Entries with chart source code
^^^^^^^^^^^^^^^^

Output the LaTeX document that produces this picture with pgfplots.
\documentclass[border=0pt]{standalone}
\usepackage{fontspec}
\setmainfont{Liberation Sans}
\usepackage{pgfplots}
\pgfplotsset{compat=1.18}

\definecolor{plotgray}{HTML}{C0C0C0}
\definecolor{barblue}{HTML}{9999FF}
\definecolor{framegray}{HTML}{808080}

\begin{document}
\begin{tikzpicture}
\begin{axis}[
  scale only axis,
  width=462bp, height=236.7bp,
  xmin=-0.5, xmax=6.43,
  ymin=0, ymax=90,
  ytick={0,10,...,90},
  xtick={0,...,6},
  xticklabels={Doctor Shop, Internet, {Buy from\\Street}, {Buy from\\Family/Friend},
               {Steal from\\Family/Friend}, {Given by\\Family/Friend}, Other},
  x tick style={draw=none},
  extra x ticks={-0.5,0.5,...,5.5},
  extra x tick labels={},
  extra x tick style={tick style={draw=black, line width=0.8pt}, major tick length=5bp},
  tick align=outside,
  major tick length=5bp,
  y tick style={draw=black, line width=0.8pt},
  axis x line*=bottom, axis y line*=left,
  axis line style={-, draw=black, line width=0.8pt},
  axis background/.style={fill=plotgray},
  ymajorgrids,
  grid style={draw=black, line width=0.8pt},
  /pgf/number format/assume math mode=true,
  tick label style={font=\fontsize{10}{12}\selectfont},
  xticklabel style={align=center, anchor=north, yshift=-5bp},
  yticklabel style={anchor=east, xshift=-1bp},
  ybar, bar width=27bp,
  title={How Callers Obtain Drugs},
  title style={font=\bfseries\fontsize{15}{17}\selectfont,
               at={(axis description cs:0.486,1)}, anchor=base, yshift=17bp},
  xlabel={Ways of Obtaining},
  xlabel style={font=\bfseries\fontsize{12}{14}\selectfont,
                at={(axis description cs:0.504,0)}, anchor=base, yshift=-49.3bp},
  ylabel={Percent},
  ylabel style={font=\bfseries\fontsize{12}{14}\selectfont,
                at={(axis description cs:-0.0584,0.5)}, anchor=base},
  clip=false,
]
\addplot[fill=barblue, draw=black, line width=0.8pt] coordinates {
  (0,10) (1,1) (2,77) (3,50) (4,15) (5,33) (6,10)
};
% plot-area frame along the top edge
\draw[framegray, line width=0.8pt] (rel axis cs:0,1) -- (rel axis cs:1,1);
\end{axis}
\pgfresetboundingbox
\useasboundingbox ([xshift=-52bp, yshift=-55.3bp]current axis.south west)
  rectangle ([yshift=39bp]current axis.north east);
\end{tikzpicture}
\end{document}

^^^^^^^^^^^^^^^^

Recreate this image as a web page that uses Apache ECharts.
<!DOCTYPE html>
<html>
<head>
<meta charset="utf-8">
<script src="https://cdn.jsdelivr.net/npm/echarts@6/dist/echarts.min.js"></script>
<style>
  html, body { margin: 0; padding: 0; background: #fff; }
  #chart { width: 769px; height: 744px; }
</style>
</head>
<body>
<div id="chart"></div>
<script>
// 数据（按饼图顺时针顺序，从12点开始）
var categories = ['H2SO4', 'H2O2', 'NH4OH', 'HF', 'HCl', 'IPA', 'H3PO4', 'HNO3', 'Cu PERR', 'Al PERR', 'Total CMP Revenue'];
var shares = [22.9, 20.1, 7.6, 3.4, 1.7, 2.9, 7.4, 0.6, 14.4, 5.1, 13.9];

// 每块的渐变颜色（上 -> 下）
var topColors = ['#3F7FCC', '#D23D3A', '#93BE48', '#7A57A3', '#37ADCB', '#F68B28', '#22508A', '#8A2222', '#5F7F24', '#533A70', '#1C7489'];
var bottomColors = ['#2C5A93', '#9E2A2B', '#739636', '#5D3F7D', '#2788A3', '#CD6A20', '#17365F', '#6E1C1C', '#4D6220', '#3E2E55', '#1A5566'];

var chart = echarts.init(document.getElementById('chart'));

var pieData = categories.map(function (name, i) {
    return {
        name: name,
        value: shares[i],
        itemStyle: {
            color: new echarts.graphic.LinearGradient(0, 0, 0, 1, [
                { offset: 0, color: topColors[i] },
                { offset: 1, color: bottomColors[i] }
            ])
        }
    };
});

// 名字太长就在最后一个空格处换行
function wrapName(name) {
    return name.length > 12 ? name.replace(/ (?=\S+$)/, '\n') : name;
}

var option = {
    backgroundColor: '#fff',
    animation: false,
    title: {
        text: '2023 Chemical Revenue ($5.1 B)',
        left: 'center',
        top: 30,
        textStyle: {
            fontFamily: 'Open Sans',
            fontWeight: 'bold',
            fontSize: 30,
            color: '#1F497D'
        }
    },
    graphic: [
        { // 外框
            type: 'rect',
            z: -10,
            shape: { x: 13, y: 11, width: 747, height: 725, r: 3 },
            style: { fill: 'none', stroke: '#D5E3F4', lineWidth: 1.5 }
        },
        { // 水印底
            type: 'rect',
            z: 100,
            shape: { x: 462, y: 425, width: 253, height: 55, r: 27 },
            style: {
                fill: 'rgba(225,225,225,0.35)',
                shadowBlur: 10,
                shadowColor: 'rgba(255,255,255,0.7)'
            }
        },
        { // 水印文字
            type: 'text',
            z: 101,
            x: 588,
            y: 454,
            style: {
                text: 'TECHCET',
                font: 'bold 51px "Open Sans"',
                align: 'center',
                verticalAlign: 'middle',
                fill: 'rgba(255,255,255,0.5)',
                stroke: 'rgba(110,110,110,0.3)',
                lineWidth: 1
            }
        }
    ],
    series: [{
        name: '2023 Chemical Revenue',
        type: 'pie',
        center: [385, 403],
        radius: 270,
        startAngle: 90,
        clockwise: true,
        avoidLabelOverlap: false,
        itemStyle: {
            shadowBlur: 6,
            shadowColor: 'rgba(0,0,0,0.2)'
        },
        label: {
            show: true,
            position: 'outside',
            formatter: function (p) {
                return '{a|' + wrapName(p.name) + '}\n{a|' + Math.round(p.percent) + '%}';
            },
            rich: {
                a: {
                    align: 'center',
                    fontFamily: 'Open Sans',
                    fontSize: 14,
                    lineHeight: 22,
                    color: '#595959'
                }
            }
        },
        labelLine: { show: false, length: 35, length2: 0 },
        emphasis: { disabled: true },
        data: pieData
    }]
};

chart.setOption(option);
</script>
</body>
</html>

^^^^^^^^^^^^^^^^

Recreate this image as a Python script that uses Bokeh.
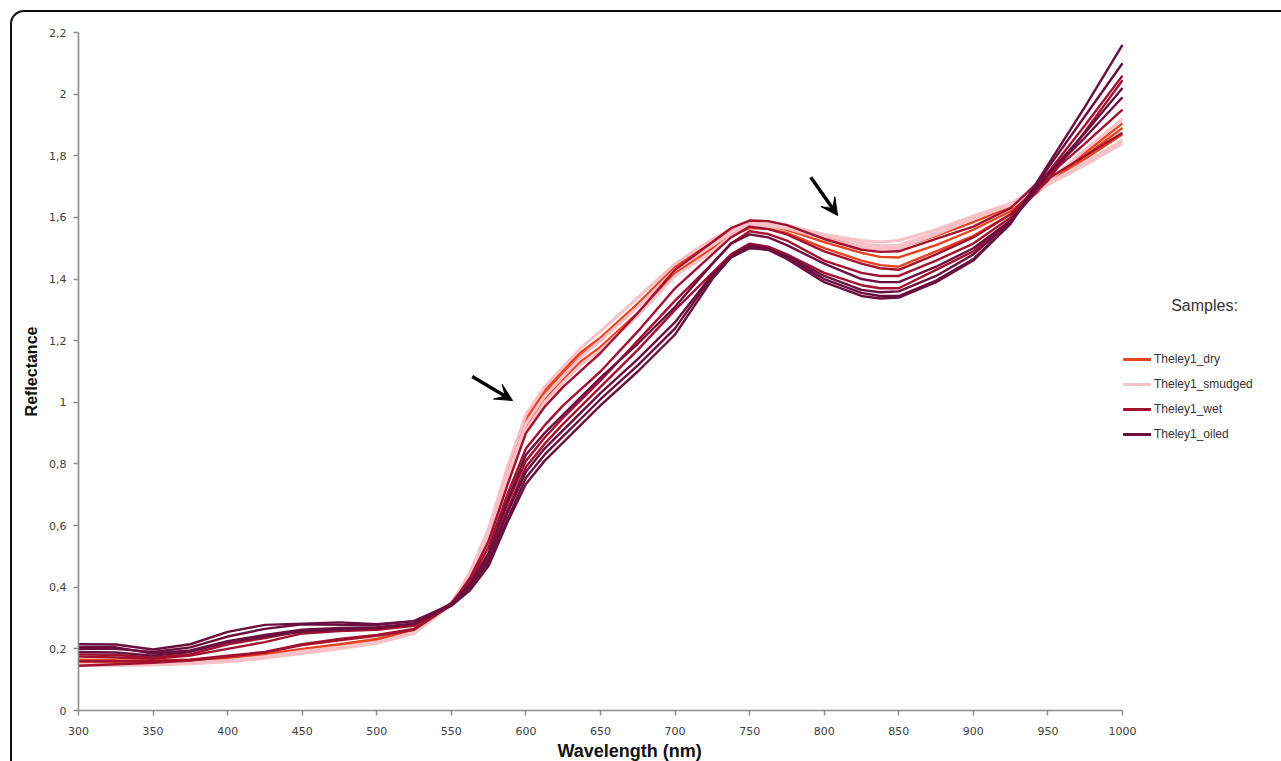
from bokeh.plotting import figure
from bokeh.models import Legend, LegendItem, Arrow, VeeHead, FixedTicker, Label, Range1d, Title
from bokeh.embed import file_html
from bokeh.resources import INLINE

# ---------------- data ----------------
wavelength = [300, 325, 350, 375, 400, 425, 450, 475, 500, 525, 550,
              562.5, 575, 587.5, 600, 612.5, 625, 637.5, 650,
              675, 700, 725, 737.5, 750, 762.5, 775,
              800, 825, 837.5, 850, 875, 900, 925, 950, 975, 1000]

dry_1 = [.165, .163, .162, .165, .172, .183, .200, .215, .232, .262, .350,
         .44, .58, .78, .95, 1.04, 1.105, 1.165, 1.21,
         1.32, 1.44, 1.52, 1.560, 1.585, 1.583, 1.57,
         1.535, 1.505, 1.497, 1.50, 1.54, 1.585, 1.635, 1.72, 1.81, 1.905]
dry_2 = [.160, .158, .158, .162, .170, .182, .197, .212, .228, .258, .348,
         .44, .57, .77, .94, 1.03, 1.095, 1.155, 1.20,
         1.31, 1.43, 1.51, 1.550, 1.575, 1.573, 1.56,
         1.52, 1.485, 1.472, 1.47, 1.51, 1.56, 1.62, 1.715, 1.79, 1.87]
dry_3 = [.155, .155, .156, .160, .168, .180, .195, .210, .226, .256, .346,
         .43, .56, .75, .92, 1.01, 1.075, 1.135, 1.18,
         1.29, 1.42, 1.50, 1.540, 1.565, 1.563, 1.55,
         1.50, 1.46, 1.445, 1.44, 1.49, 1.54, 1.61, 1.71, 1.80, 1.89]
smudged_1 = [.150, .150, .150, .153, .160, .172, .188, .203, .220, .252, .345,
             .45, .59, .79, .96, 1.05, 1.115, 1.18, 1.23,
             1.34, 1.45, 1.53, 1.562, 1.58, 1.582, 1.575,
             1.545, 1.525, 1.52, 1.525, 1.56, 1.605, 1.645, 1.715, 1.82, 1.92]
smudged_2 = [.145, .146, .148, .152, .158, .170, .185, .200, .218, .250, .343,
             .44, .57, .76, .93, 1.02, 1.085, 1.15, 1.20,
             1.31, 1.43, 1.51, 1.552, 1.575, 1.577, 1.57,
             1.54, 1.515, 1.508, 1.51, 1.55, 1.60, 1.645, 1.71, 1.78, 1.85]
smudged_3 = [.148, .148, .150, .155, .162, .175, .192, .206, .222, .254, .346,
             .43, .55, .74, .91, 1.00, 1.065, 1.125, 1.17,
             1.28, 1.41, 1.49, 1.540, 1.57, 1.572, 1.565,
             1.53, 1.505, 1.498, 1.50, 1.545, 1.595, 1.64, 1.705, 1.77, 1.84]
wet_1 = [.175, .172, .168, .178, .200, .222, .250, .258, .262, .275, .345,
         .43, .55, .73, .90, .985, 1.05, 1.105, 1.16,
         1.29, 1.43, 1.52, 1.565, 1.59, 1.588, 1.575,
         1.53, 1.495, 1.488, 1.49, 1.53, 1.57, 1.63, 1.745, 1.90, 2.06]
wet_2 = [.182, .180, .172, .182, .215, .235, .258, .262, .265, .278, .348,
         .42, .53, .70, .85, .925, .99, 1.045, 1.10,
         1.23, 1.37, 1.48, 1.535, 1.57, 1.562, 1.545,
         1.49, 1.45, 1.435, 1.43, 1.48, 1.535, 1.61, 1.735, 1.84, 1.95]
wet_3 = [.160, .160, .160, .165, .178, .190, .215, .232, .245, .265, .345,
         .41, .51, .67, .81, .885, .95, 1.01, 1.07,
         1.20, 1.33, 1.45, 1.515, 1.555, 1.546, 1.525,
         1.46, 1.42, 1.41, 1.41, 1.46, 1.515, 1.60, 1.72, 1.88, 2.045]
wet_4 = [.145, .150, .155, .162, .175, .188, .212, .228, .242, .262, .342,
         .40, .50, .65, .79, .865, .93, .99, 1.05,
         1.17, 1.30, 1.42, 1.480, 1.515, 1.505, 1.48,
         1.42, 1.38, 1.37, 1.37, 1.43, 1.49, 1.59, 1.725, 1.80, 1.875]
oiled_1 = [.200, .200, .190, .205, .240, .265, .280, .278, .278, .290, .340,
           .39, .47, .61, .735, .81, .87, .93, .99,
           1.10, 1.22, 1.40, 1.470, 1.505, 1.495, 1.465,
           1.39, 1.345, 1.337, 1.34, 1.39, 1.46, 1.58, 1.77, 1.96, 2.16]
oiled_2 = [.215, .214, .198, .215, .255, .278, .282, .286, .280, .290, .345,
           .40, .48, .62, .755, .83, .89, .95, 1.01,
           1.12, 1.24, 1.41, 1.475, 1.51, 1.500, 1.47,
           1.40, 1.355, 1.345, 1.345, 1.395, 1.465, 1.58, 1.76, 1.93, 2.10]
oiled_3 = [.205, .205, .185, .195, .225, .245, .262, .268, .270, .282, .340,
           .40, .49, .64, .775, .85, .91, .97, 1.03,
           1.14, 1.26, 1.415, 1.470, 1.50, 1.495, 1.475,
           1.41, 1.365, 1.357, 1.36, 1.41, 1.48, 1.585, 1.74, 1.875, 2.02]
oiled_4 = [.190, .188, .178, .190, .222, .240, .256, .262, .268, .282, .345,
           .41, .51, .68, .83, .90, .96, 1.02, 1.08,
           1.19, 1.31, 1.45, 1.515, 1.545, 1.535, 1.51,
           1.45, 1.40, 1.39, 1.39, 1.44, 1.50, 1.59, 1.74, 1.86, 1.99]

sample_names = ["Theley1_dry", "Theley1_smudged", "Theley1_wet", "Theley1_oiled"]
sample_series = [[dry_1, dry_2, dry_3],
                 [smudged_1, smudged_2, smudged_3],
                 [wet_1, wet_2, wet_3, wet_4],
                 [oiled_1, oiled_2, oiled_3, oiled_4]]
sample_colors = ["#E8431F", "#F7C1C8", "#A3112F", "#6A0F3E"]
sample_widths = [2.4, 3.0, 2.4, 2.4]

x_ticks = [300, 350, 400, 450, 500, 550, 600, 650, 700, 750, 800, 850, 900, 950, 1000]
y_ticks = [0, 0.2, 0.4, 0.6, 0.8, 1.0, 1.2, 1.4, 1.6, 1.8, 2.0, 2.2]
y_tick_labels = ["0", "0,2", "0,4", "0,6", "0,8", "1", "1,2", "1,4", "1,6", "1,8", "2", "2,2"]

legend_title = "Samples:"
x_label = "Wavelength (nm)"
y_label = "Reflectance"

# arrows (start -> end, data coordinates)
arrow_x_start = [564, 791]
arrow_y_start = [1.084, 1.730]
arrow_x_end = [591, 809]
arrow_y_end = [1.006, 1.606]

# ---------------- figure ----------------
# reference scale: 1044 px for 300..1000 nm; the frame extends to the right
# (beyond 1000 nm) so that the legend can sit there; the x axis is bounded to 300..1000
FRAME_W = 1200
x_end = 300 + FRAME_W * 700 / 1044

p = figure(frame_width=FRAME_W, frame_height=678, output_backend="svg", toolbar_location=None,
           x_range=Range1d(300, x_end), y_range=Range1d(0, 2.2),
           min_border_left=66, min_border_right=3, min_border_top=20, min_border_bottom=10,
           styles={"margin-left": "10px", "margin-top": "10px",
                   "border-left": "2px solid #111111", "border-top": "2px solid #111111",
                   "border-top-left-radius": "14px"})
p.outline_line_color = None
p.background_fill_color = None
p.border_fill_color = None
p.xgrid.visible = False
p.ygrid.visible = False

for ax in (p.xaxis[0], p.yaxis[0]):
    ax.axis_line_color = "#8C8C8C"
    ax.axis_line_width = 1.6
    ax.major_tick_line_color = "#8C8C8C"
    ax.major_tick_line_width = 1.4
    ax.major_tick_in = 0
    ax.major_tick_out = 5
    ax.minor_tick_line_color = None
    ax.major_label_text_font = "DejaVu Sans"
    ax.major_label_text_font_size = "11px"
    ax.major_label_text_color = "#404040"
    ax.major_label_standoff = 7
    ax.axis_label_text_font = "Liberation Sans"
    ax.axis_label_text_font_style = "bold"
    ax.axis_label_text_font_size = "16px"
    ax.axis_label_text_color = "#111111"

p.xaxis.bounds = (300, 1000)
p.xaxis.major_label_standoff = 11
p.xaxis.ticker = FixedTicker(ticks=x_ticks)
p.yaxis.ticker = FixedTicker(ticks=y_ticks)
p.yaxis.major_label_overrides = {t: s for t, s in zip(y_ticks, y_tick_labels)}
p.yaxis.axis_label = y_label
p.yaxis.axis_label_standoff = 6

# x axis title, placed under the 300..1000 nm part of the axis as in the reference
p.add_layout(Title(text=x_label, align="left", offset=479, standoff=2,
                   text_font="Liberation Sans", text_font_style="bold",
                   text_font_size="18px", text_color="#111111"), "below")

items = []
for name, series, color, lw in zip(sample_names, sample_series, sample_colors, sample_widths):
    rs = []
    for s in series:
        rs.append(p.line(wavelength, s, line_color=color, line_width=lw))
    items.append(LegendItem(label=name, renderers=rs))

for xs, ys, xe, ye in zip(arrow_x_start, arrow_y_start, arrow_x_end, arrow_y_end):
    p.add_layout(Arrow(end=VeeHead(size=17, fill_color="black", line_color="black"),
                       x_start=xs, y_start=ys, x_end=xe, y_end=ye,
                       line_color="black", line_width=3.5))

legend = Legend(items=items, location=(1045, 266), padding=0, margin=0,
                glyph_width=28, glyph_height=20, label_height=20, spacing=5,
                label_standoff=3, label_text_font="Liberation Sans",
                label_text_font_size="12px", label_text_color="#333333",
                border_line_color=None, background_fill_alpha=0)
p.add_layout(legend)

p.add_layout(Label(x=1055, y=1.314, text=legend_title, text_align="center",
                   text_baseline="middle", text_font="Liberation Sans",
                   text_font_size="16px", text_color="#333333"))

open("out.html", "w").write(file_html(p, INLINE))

^^^^^^^^^^^^^^^^

Look above for the line with "Recreate this image as a Python", then print it and each line after it down to and including the line with "800, 825, 837.5, 850, 875, 900, 925, 950, 975, 1000]". Leave out the pictures and keep the wording exact.

## SOLUTION
Recreate this image as a Python script that uses Bokeh.
from bokeh.plotting import figure
from bokeh.models import Legend, LegendItem, Arrow, VeeHead, FixedTicker, Label, Range1d, Title
from bokeh.embed import file_html
from bokeh.resources import INLINE

# ---------------- data ----------------
wavelength = [300, 325, 350, 375, 400, 425, 450, 475, 500, 525, 550,
              562.5, 575, 587.5, 600, 612.5, 625, 637.5, 650,
              675, 700, 725, 737.5, 750, 762.5, 775,
              800, 825, 837.5, 850, 875, 900, 925, 950, 975, 1000]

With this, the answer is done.